“Big Data” and “Predictive Analytics” are dominant buzz words in the workers’ compensation insurance industry. Yet, they have been marketed as a competitive differentiator by carriers and third-party administrators (TPAs) for as long as I can remember, or at least for the last 20 years. So, what has changed?
Loss results? Not really, experts tell us loss results have not improved much over the last 20 years.
Operational efficiencies? You would expect improved operational efficiencies, but expense ratios indicate otherwise.
Technology? IT has improved significantly, advancing tools and skills that allow:
- An easier process of mining data from legacy systems;
- The Storing data that is more readily organized and accessible;
- A more meaningful visual presentation of the data in dashboards that lays the out story. Making it easier to interpret trends and highlighting areas of concern.
- New technology positions such as Chief Data Officers, Data Scientists, Data Architects, Data Engineers are now commonly found in many insurance organizations today.
At the end of the day, the evolution in the data management world does not matter unless a company has a data-driven culture turning these advancements into improved efficiencies and lowering total claim costs.
One of my favorite quotes attributed to Thomas Edison is “vision, without execution, is hallucination”. Big Data and predictive analytics should be an important component of the strategy that supports the vision.

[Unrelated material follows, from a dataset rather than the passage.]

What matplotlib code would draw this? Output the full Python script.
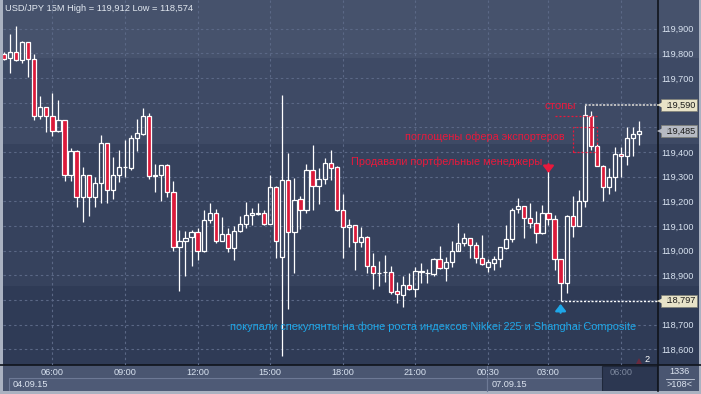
import matplotlib
matplotlib.use("Agg")
import matplotlib.pyplot as plt
from matplotlib.patches import Rectangle
import numpy as np

plt.rcParams['font.family'] = ['Liberation Sans', 'DejaVu Sans']

# ---------------- data ----------------
chart_title = "USD/JPY 15M High = 119,912 Low = 118,574"

opens = [119.797, 119.780, 119.807, 119.773, 119.845, 119.776, 119.547, 119.581, 119.547, 119.484,
         119.529, 119.306, 119.403, 119.219, 119.306, 119.216, 119.273, 119.435, 119.245, 119.306,
         119.338, 119.334, 119.456, 119.472, 119.545, 119.304, 119.306, 119.346, 119.237, 119.016,
         119.038, 119.054, 119.074, 118.999, 119.123, 119.151, 119.040, 119.066, 119.010, 119.078,
         119.107, 119.143, 119.150, 119.151, 119.109, 119.257, 118.973, 119.287, 119.074, 119.208,
         119.166, 119.327, 119.263, 119.291, 119.354, 119.338, 119.166, 119.095, 119.103, 119.034,
         119.054, 118.938, 118.911, 118.915, 118.915, 118.836, 118.821, 118.861, 118.843, 118.913,
         118.911, 118.907, 118.965, 118.931, 118.953, 118.997, 119.030, 119.050, 119.022, 118.970,
         118.933, 118.951, 118.965, 119.010, 119.046, 119.168, 119.180, 119.131, 119.111, 119.070,
         119.151, 119.127, 118.965, 118.870, 119.141, 119.101, 119.201, 119.546, 119.426, 119.344,
         119.257, 119.300, 119.391, 119.384, 119.455, 119.472]

highs = [119.806, 119.879, 119.912, 119.850, 119.848, 119.797, 119.627, 119.583, 119.639, 119.611,
         119.530, 119.417, 119.407, 119.340, 119.307, 119.297, 119.468, 119.437, 119.381, 119.408,
         119.449, 119.469, 119.534, 119.578, 119.557, 119.351, 119.347, 119.351, 119.282, 119.083,
         119.080, 119.084, 119.091, 119.165, 119.193, 119.168, 119.136, 119.091, 119.100, 119.141,
         119.197, 119.173, 119.193, 119.164, 119.307, 119.262, 119.631, 119.396, 119.295, 119.220,
         119.351, 119.428, 119.335, 119.374, 119.408, 119.344, 119.230, 119.127, 119.103, 119.097,
         119.059, 118.990, 118.958, 118.982, 118.938, 118.874, 118.897, 118.908, 118.932, 118.949,
         118.926, 118.970, 119.019, 118.973, 119.039, 119.113, 119.070, 119.051, 119.035, 119.062,
         118.965, 118.978, 119.016, 119.104, 119.172, 119.212, 119.181, 119.193, 119.161, 119.185,
         119.334, 119.145, 118.966, 119.145, 119.222, 119.246, 119.590, 119.568, 119.433, 119.347,
         119.336, 119.420, 119.420, 119.503, 119.502, 119.526]

lows = [119.773, 119.722, 119.770, 119.762, 119.705, 119.530, 119.535, 119.482, 119.466, 119.482,
        119.284, 119.284, 119.176, 119.116, 119.142, 119.178, 119.192, 119.192, 119.211, 119.277,
        119.297, 119.327, 119.405, 119.470, 119.289, 119.239, 119.203, 119.219, 119.000, 118.838,
        118.898, 118.939, 118.962, 118.996, 119.111, 119.032, 119.038, 118.996, 118.962, 119.074,
        119.093, 119.103, 119.146, 119.103, 119.107, 118.971, 118.574, 118.762, 118.911, 119.089,
        119.154, 119.166, 119.190, 119.269, 119.288, 119.162, 118.971, 119.016, 118.923, 119.016,
        118.908, 118.845, 118.858, 118.874, 118.823, 118.787, 118.773, 118.841, 118.813, 118.870,
        118.870, 118.897, 118.927, 118.878, 118.933, 119.027, 119.019, 118.969, 118.951, 118.942,
        118.915, 118.922, 118.935, 119.008, 119.036, 119.151, 119.053, 119.091, 119.032, 119.068,
        119.104, 118.922, 118.797, 118.827, 119.057, 119.099, 119.178, 119.408, 119.342, 119.203,
        119.229, 119.243, 119.297, 119.348, 119.384, 119.430]

closes = [119.777, 119.807, 119.772, 119.845, 119.776, 119.547, 119.581, 119.547, 119.484, 119.529,
          119.306, 119.403, 119.219, 119.306, 119.216, 119.273, 119.435, 119.245, 119.306, 119.339,
          119.340, 119.456, 119.476, 119.545, 119.302, 119.305, 119.346, 119.237, 119.016, 119.038,
          119.053, 119.074, 118.999, 119.123, 119.151, 119.040, 119.066, 119.010, 119.078, 119.107,
          119.143, 119.151, 119.151, 119.109, 119.257, 119.040, 119.287, 119.074, 119.205, 119.166,
          119.327, 119.263, 119.291, 119.354, 119.336, 119.166, 119.095, 119.103, 119.034, 119.054,
          118.938, 118.908, 118.910, 118.914, 118.834, 118.823, 118.861, 118.843, 118.918, 118.918,
          118.910, 118.965, 118.931, 118.953, 118.997, 119.030, 119.050, 119.022, 118.970, 118.945,
          118.953, 118.965, 119.014, 119.046, 119.164, 119.180, 119.131, 119.111, 119.070, 119.151,
          119.127, 118.965, 118.870, 119.141, 119.101, 119.201, 119.550, 119.426, 119.344, 119.257,
          119.300, 119.391, 119.384, 119.455, 119.472, 119.485]

time_ticks = [8, 20, 32, 44, 56, 68, 80, 90, 102]
time_labels = ['06:00', '09:00', '12:00', '15:00', '18:00', '21:00', '00:30', '03:00', '06:00']
date_labels = ['04.09.15', '07.09.15']

price_ticks = [118.6, 118.7, 118.8, 118.9, 119.0, 119.1, 119.2, 119.3, 119.4, 119.5, 119.6, 119.7, 119.8, 119.9]
price_tick_labels = ['118,600', '118,700', '', '118,900', '119,000', '119,100', '119,200', '119,300',
                     '119,400', '', '', '119,700', '119,800', '119,900']

marker_prices = [119.590, 119.485, 118.797]
marker_labels = ['119,590', '119,485', '118,797']

stops_level = 119.547
absorbed_box = (119.399, 119.500)
sell_arrow_price = 119.315
buy_arrow_price = 118.784

text_stops = 'стопы'
text_absorbed = 'поглощены офера экспортеров'
text_sold = 'Продавали портфельные менеджеры'
text_bought = 'покупали спекулянты на фоне роста индексов Nikkei 225 и Shanghai Composite'

# ---------------- figure ----------------
W, H = 701, 394
fig = plt.figure(figsize=(W / 100, H / 100), dpi=100)
fig.patch.set_facecolor('#2f3b56')

bg = fig.add_axes([0, 0, 1, 1], zorder=0)
bg.set_xlim(0, W)
bg.set_ylim(H, 0)
bg.axis('off')

for y0, y1, col in [(0, 58, '#46526c'), (58, 144, '#3e4a65'), (144, 286, '#36425d'), (286, 365, '#2f3b56')]:
    bg.add_patch(Rectangle((0, y0), W, y1 - y0, color=col, lw=0))

# bottom time panel
bg.add_patch(Rectangle((0, 365), W, 26, color='#4a5671', lw=0))
bg.add_patch(Rectangle((9, 378), 478, 12.5, fc='#4e5a76', ec='#6d7995', lw=0.8))
bg.add_patch(Rectangle((487, 378), 115, 12.5, fc='#4e5a76', ec='#6d7995', lw=0.8))
bg.add_patch(Rectangle((602, 365.5), 55, 25, fc='#2c3751', ec='#1f283b', lw=0.8))
bg.plot([487, 487], [365, 391], color='#6d7995', lw=0.8)
# window frame
bg.add_patch(Rectangle((0, 0), 3, H, color='#aab2c1', lw=0))
bg.add_patch(Rectangle((0, 391), W, 3, color='#aab2c1', lw=0))
bg.add_patch(Rectangle((699, 0), 2, H, color='#aab2c1', lw=0))
bg.plot([0, W], [365, 365], color='#10141c', lw=1.2)
bg.plot([658, 658], [0, 391], color='#10141c', lw=1.2)

bg.text(5, 8.5, chart_title, color='#e2e8f0', fontsize=6.7, va='center', ha='left')
bg.text(13, 384.6, date_labels[0], color='#dce4f0', fontsize=6.6, va='center', ha='left')
bg.text(491.5, 384.6, date_labels[1], color='#dce4f0', fontsize=6.6, va='center', ha='left')
bg.text(679.5, 372, '1336', color='#dce4f0', fontsize=6.6, va='center', ha='center')
bg.plot([666, 694], [378.5, 378.5], color='#c9d1de', lw=0.6)
bg.text(679.5, 384.6, '>108<', color='#dce4f0', fontsize=6.6, va='center', ha='center')
bg.text(647.5, 359, '2', color='white', fontsize=6.6, va='center', ha='center')
bg.plot([639], [360.5], marker='^', color='#6a2a3e', ms=4, mew=0)

# main price axes
L, R = 3.3 / W, 658 / W
B, T = (H - 365) / H, 1.0
ax = fig.add_axes([L, B, R - L, T - B], zorder=2)
ax.set_facecolor('none')
ax.set_xlim(-0.116, 108.1)
ax.set_ylim(118.5363, 120.0164)

o = np.array(opens); h = np.array(highs); l = np.array(lows); c = np.array(closes)
x = np.arange(len(o))
up = c >= o
top = np.maximum(o, c)
bot = np.minimum(o, c)

ax.vlines(x, top, h, color='white', lw=0.9, zorder=3)
ax.vlines(x, l, bot, color='white', lw=0.9, zorder=3)
ax.bar(x[up], (top - bot)[up], bottom=bot[up], width=0.7, facecolor='none',
       edgecolor='white', lw=0.9, zorder=4)
ax.bar(x[~up], (top - bot)[~up], bottom=bot[~up], width=0.7, facecolor='#dc1a3a',
       edgecolor='white', lw=0.9, zorder=4)

ax.set_xticks(time_ticks)
ax.set_xticklabels(time_labels)
ax.set_yticks(price_ticks)
ax.set_yticklabels(price_tick_labels)
ax.yaxis.tick_right()
ax.tick_params(axis='both', length=0, labelsize=6.6, labelcolor='#d8e2f0')
ax.tick_params(axis='x', pad=2.2)
ax.tick_params(axis='y', pad=2.2)
ax.get_xticklabels()[-1].set_color('#7d889e')
ax.grid(True, color='#5b6886', lw=0.8, ls=(0, (2.2, 2.6)))
ax.set_axisbelow(True)
for s in ax.spines.values():
    s.set_visible(False)

xmax = ax.get_xlim()[1]
# dotted level lines
ax.plot([96, xmax], [marker_prices[0]] * 2, color='#c8c8c8', lw=1.3, ls=(0, (1.2, 0.8)), zorder=5, clip_on=False)
ax.plot([92, xmax], [marker_prices[2]] * 2, color='white', lw=1.0, ls=(0, (1.5, 1.2)), zorder=5, clip_on=False)

# price marker boxes
box_colors = ['#e8e3c8', '#b6bac3', '#e8e3c8']
for p, lab, fc in zip(marker_prices, marker_labels, box_colors):
    ax.annotate(lab, xy=(1, p), xycoords=('axes fraction', 'data'), xytext=(5, 0),
                textcoords='offset pixels', fontsize=6.6, color='#1c1c1c', va='center', ha='left',
                bbox=dict(boxstyle='square,pad=0.18', fc=fc, ec='#7e7e74', lw=0.5),
                annotation_clip=False, zorder=6)
    ax.plot([1.0062], [p], marker='<', ms=6.5, color=fc, mew=0,
            transform=ax.get_yaxis_transform(), clip_on=False, zorder=7)

# annotations
red = '#e8193c'
blue = '#1ea7e8'
ax.text(94.6, 119.586, text_stops, color=red, fontsize=8.2, ha='right', va='center', zorder=6)
ax.plot([91, 98], [stops_level] * 2, color=red, lw=0.9, ls=(0, (1.6, 1.6)), zorder=6)
ax.add_patch(Rectangle((94.0, absorbed_box[0]), 4.0, absorbed_box[1] - absorbed_box[0],
                       fill=False, ec=red, lw=0.9, ls=(0, (1.6, 1.6)), zorder=6))
ax.text(92.7, 119.462, text_absorbed, color=red, fontsize=7.85, ha='right', va='center', zorder=6)
ax.text(88.9, 119.361, text_sold, color=red, fontsize=7.85, ha='right', va='center', zorder=6)
ax.annotate('', xy=(90, sell_arrow_price), xytext=(90, sell_arrow_price + 0.036),
            arrowprops=dict(arrowstyle='-|>,head_length=0.45,head_width=0.35', color=red, lw=1.6,
                            shrinkA=0, shrinkB=0, mutation_scale=9), zorder=7)
ax.annotate('', xy=(92, buy_arrow_price), xytext=(92, buy_arrow_price - 0.036),
            arrowprops=dict(arrowstyle='-|>,head_length=0.45,head_width=0.35', color=blue, lw=1.6,
                            shrinkA=0, shrinkB=0, mutation_scale=9), zorder=7)
ax.text(71.0, 118.692, text_bought, color=blue, fontsize=7.95, ha='center', va='center', zorder=6)

fig.savefig('out.png', dpi=100, facecolor=fig.get_facecolor())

But data in the hands of a company that is not data-centric and does not have a data driven culture can’t expect to improve their own performance, much less improve the results for its clients. The missing link here is execution. Data should be the foundation for historical benchmarking, goal setting and performance monitoring. Data should identify hot spots that need further investigation and action by those accountable (loss control, underwriting and claims) for achieving company and client goals. When everyone in a company embraces and regularly monitors individual, team, company and client goals and is held accountable for results, execution is elevated. Results improve and we move closer to realizing the vision. The evolution of Big Data and Predictive Analytics has the potential to redefine and improve industry performance, but only if we pay attention to what the data is telling us and use it to elevate our own execution of the basic fundamentals of our business. Big Data and Predictive Analytics are only as good as the culture they live in.